Well your download case might be something entirely different, it is a lot of data, maybe hashing or whatever is related in process of handling of incoming data exhaust your CPU power or something. That would be strange 'cause Vuze is written in java, and Transmission in C and I don't dare to question the dev's programming skills. It's just an example :)
Longinus00
Posts: 137
Joined: Fri Aug 21, 2009 5:46 am

Re: Smoothening upload distribution. Hope for a discussion.

Post by Longinus00 »

themonster2000 wrote:Lowering the value indeed seems to improve things but if the download goes beyond 200Kb/s than the effect return and becomes increasingly worse the faster the download speed.

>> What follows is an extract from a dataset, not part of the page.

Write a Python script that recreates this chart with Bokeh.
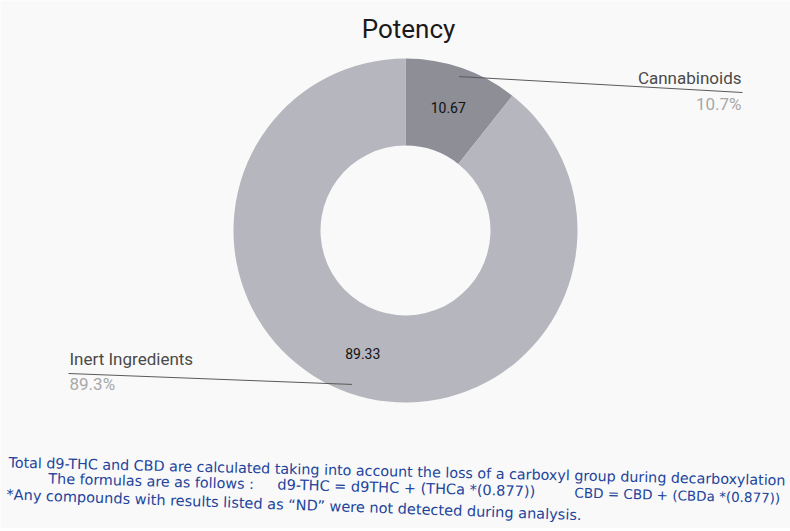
import math
from bokeh.plotting import figure
from bokeh.models import Range1d, ColumnDataSource
from bokeh.core.properties import value
from bokeh.embed import file_html
from bokeh.resources import INLINE

# ---- data ----
categories = ["Cannabinoids", "Inert Ingredients"]
values = [10.67, 89.33]
pct_labels = ["10.7%", "89.3%"]
slice_colors = ["#8d8e96", "#b5b6be"]

W, H = 790, 528
def Y(s):  # screen y -> data y
    return H - s

p = figure(width=W, height=H, output_backend="svg", toolbar_location=None,
           x_range=Range1d(0, W), y_range=Range1d(0, H),
           min_border=0, outline_line_color=None)
p.axis.visible = False
p.grid.visible = False
p.background_fill_color = "#f9f9f9"
p.border_fill_color = "#f9f9f9"

cx, cy = 405, Y(230)
r_in, r_out = 85, 172

total = sum(values)
starts, ends, mids = [], [], []
acc = 0.0
for v in values:
    a0 = math.pi / 2 - 2 * math.pi * (acc + v) / total
    a1 = math.pi / 2 - 2 * math.pi * acc / total
    starts.append(a0); ends.append(a1); mids.append((a0 + a1) / 2)
    acc += v

src = ColumnDataSource(dict(start=starts, end=ends, color=slice_colors))
p.annular_wedge(x=cx, y=cy, inner_radius=r_in, outer_radius=r_out,
                start_angle="start", end_angle="end", fill_color="color",
                line_color=None, source=src)

# value labels inside slices
r_lab = 130
lx = [cx + r_lab * math.cos(m) for m in mids]
ly = [cy + r_lab * math.sin(m) for m in mids]
p.text(x=lx, y=ly, text=[f"{v:.2f}" for v in values], text_align="center",
       text_baseline="middle", text_font=value("Roboto"), text_font_size="14px",
       text_color="#111111")

# leader lines
r_lead = 163
ends_xy = [(742, Y(92)), (68, Y(373))]
for m, (ex, ey) in zip(mids, ends_xy):
    sx = cx + r_lead * math.cos(m)
    sy = cy + r_lead * math.sin(m)
    p.line([sx, ex], [sy, ey], line_color="#5a5a5a", line_width=1)

# outside category labels
lab_style = dict(text_baseline="middle", text_font=value("Roboto"), text_font_size="17px")
p.text(x=[741], y=[Y(77)], text=[categories[0]], text_align="right",
       text_color="#4a4a4a", **lab_style)
p.text(x=[741], y=[Y(103)], text=[pct_labels[0]], text_align="right",
       text_color="#a8a8a8", **lab_style)
p.text(x=[69], y=[Y(358)], text=[categories[1]], text_align="left",
       text_color="#4a4a4a", **lab_style)
p.text(x=[69], y=[Y(383)], text=[pct_labels[1]], text_align="left",
       text_color="#a8a8a8", **lab_style)

# title
p.text(x=[408], y=[Y(28)], text=["Potency"], text_align="center",
       text_baseline="middle", text_font=value("Roboto"), text_font_size="26px",
       text_color="#1a1a1a")

# footnotes (scanned, slightly tilted)
blue = "#22449c"
foot_font = value("DejaVu Sans")
notes = [
    (8, 462, -0.023, "14.3px", "Total d9-THC and CBD are calculated taking into account the loss of a carboxyl group during decarboxylation"),
    (48, 478, -0.027, "14.3px", "The formulas are as follows :"),
    (277, 484, -0.027, "14.5px", "d9-THC =  d9THC + (THCa *(0.877))"),
    (574, 492, -0.027, "13.5px", "CBD = CBD + (CBDa *(0.877))"),
    (6, 494, -0.036, "14.5px", "*Any compounds with results  listed as \u201cND\u201d were not detected during analysis."),
]
for x, s, ang, fs, t in notes:
    p.text(x=[x], y=[Y(s)], text=[t], angle=ang, text_align="left",
           text_baseline="middle", text_font=foot_font, text_font_size=fs,
           text_color=blue)

open("out.html", "w").write(file_html(p, INLINE))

With Azureus I can download at 1.5MByte/s without noticing anything on my ssh connections.
Once the download stops an only the 60Kb/s upstream are used things run smoothly so it really seems to be the downstream that is the issue here.
Are you sure your units are correct? You say that transmission has problems beyond 200 kilobits and azureus can do 1.5 megabytes. If you were to switch these two around it seem that they actually work around the same speed, 200 kB ~= 1.5 Mb. I also highly doubt you have a connection that's faster than 12 mbps.
luk32
Posts: 16
Joined: Wed Feb 03, 2010 2:20 am

Re: Smoothening upload distribution. Hope for a discussion.

Post by luk32 »

Hehe I have also noticed it though I assumed he just didn't press shift at 200KB/s. Otherwise the post would not make much sense. On the other hand 1,5MB download and 60KB (again assuming he meant KiloBytes )up seems just too asynchronous to me ...

As a reminder for the future I'd recommend to listen Longinus and advice to pay attention to the units you are you using. They are quite messed up in the quoted post.